Start Provided material

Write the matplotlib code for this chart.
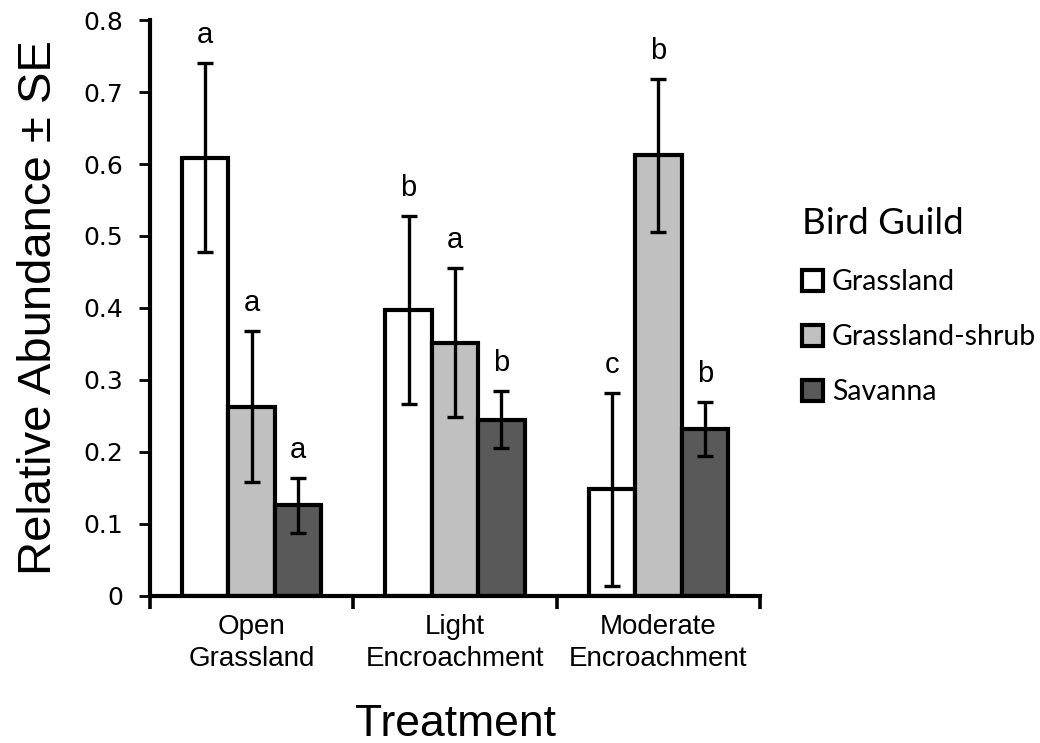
import numpy as np
import matplotlib
matplotlib.use("Agg")
import matplotlib.pyplot as plt
from matplotlib.patches import Patch

treatments = ["Open\nGrassland", "Light\nEncroachment", "Moderate\nEncroachment"]
guilds = ["Grassland", "Grassland-shrub", "Savanna"]
guild_colors = ["#ffffff", "#c0c0c0", "#595959"]

# mean relative abundance per guild, one value per treatment
grassland = [0.609, 0.397, 0.148]
grassland_shrub = [0.263, 0.352, 0.612]
savanna = [0.126, 0.245, 0.232]

# standard errors
grassland_se = [0.131, 0.131, 0.134]
grassland_shrub_se = [0.105, 0.104, 0.106]
savanna_se = [0.038, 0.040, 0.037]

# significance letters
grassland_sig = ["a", "b", "c"]
grassland_shrub_sig = ["a", "a", "b"]
savanna_sig = ["a", "b", "b"]

means = [grassland, grassland_shrub, savanna]
errs = [grassland_se, grassland_shrub_se, savanna_se]
sigs = [grassland_sig, grassland_shrub_sig, savanna_sig]

fig = plt.figure(figsize=(10.4, 7.43), dpi=100)
ax = fig.add_axes([0.144, 0.198, 0.587, 0.775])

x = np.arange(len(treatments))
width = 0.228
offsets = [-width, 0, width]

for i in range(3):
    xs = x + offsets[i]
    ax.bar(xs, means[i], width, color=guild_colors[i], edgecolor="black",
           linewidth=3.0, zorder=2)
    ax.errorbar(xs, means[i], yerr=errs[i], fmt="none", ecolor="black",
                elinewidth=2.4, capsize=6, capthick=2.4, zorder=3)
    for xi, m, e, s in zip(xs, means[i], errs[i], sigs[i]):
        ax.text(xi, m + e + 0.028, s, ha="center", va="baseline",
                fontsize=21, family="Liberation Sans")

ax.set_xlim(-0.5, 2.5)
ax.set_ylim(0, 0.8)
ax.set_yticks(np.arange(0, 0.81, 0.1))
ax.set_yticklabels(["0"] + [f"{v:.1f}" for v in np.arange(0.1, 0.81, 0.1)],
                   fontsize=18, family="DejaVu Sans")

# category boundaries carry the ticks, names sit between them
ax.set_xticks([-0.5, 0.5, 1.5, 2.5])
ax.set_xticklabels([])
ax.set_xticks(x, minor=True)
ax.set_xticklabels(treatments, minor=True, fontsize=20,
                   family="Liberation Sans", linespacing=1.3)
ax.tick_params(axis="x", which="minor", length=0, pad=13)
ax.tick_params(axis="x", which="major", length=9, width=2.6, direction="out")
ax.tick_params(axis="y", length=8, width=2.0, direction="out", pad=11)

for side in ["top", "right"]:
    ax.spines[side].set_visible(False)
for side in ["left", "bottom"]:
    ax.spines[side].set_linewidth(3.0)

ax.set_ylabel("Relative Abundance ± SE", fontsize=34, family="Liberation Sans",
              labelpad=16)
ax.set_xlabel("Treatment", fontsize=32, family="Liberation Sans", labelpad=23)

handles = [Patch(facecolor=c, edgecolor="black", linewidth=3.0) for c in guild_colors]
leg = fig.legend(handles, guilds, loc="upper left", bbox_to_anchor=(0.771, 0.721),
                 frameon=False, title="Bird Guild",
                 prop={"family": "Lato", "size": 20.5},
                 title_fontproperties={"family": "Lato", "size": 26.5},
                 handlelength=0.75, handleheight=0.75, handletextpad=0.3,
                 labelspacing=1.02, alignment="left", borderaxespad=0,
                 borderpad=0)

fig.savefig("out.png", dpi=100)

End Provided material

## To do
From the data above, write out everything exactly except the pictures.

## Reply
Write the matplotlib code for this chart.
import numpy as np
import matplotlib
matplotlib.use("Agg")
import matplotlib.pyplot as plt
from matplotlib.patches import Patch

treatments = ["Open\nGrassland", "Light\nEncroachment", "Moderate\nEncroachment"]
guilds = ["Grassland", "Grassland-shrub", "Savanna"]
guild_colors = ["#ffffff", "#c0c0c0", "#595959"]

# mean relative abundance per guild, one value per treatment
grassland = [0.609, 0.397, 0.148]
grassland_shrub = [0.263, 0.352, 0.612]
savanna = [0.126, 0.245, 0.232]

# standard errors
grassland_se = [0.131, 0.131, 0.134]
grassland_shrub_se = [0.105, 0.104, 0.106]
savanna_se = [0.038, 0.040, 0.037]

# significance letters
grassland_sig = ["a", "b", "c"]
grassland_shrub_sig = ["a", "a", "b"]
savanna_sig = ["a", "b", "b"]

means = [grassland, grassland_shrub, savanna]
errs = [grassland_se, grassland_shrub_se, savanna_se]
sigs = [grassland_sig, grassland_shrub_sig, savanna_sig]

fig = plt.figure(figsize=(10.4, 7.43), dpi=100)
ax = fig.add_axes([0.144, 0.198, 0.587, 0.775])

x = np.arange(len(treatments))
width = 0.228
offsets = [-width, 0, width]

for i in range(3):
    xs = x + offsets[i]
    ax.bar(xs, means[i], width, color=guild_colors[i], edgecolor="black",
           linewidth=3.0, zorder=2)
    ax.errorbar(xs, means[i], yerr=errs[i], fmt="none", ecolor="black",
                elinewidth=2.4, capsize=6, capthick=2.4, zorder=3)
    for xi, m, e, s in zip(xs, means[i], errs[i], sigs[i]):
        ax.text(xi, m + e + 0.028, s, ha="center", va="baseline",
                fontsize=21, family="Liberation Sans")

ax.set_xlim(-0.5, 2.5)
ax.set_ylim(0, 0.8)
ax.set_yticks(np.arange(0, 0.81, 0.1))
ax.set_yticklabels(["0"] + [f"{v:.1f}" for v in np.arange(0.1, 0.81, 0.1)],
                   fontsize=18, family="DejaVu Sans")

# category boundaries carry the ticks, names sit between them
ax.set_xticks([-0.5, 0.5, 1.5, 2.5])
ax.set_xticklabels([])
ax.set_xticks(x, minor=True)
ax.set_xticklabels(treatments, minor=True, fontsize=20,
                   family="Liberation Sans", linespacing=1.3)
ax.tick_params(axis="x", which="minor", length=0, pad=13)
ax.tick_params(axis="x", which="major", length=9, width=2.6, direction="out")
ax.tick_params(axis="y", length=8, width=2.0, direction="out", pad=11)

for side in ["top", "right"]:
    ax.spines[side].set_visible(False)
for side in ["left", "bottom"]:
    ax.spines[side].set_linewidth(3.0)

ax.set_ylabel("Relative Abundance ± SE", fontsize=34, family="Liberation Sans",
              labelpad=16)
ax.set_xlabel("Treatment", fontsize=32, family="Liberation Sans", labelpad=23)

handles = [Patch(facecolor=c, edgecolor="black", linewidth=3.0) for c in guild_colors]
leg = fig.legend(handles, guilds, loc="upper left", bbox_to_anchor=(0.771, 0.721),
                 frameon=False, title="Bird Guild",
                 prop={"family": "Lato", "size": 20.5},
                 title_fontproperties={"family": "Lato", "size": 26.5},
                 handlelength=0.75, handleheight=0.75, handletextpad=0.3,
                 labelspacing=1.02, alignment="left", borderaxespad=0,
                 borderpad=0)

fig.savefig("out.png", dpi=100)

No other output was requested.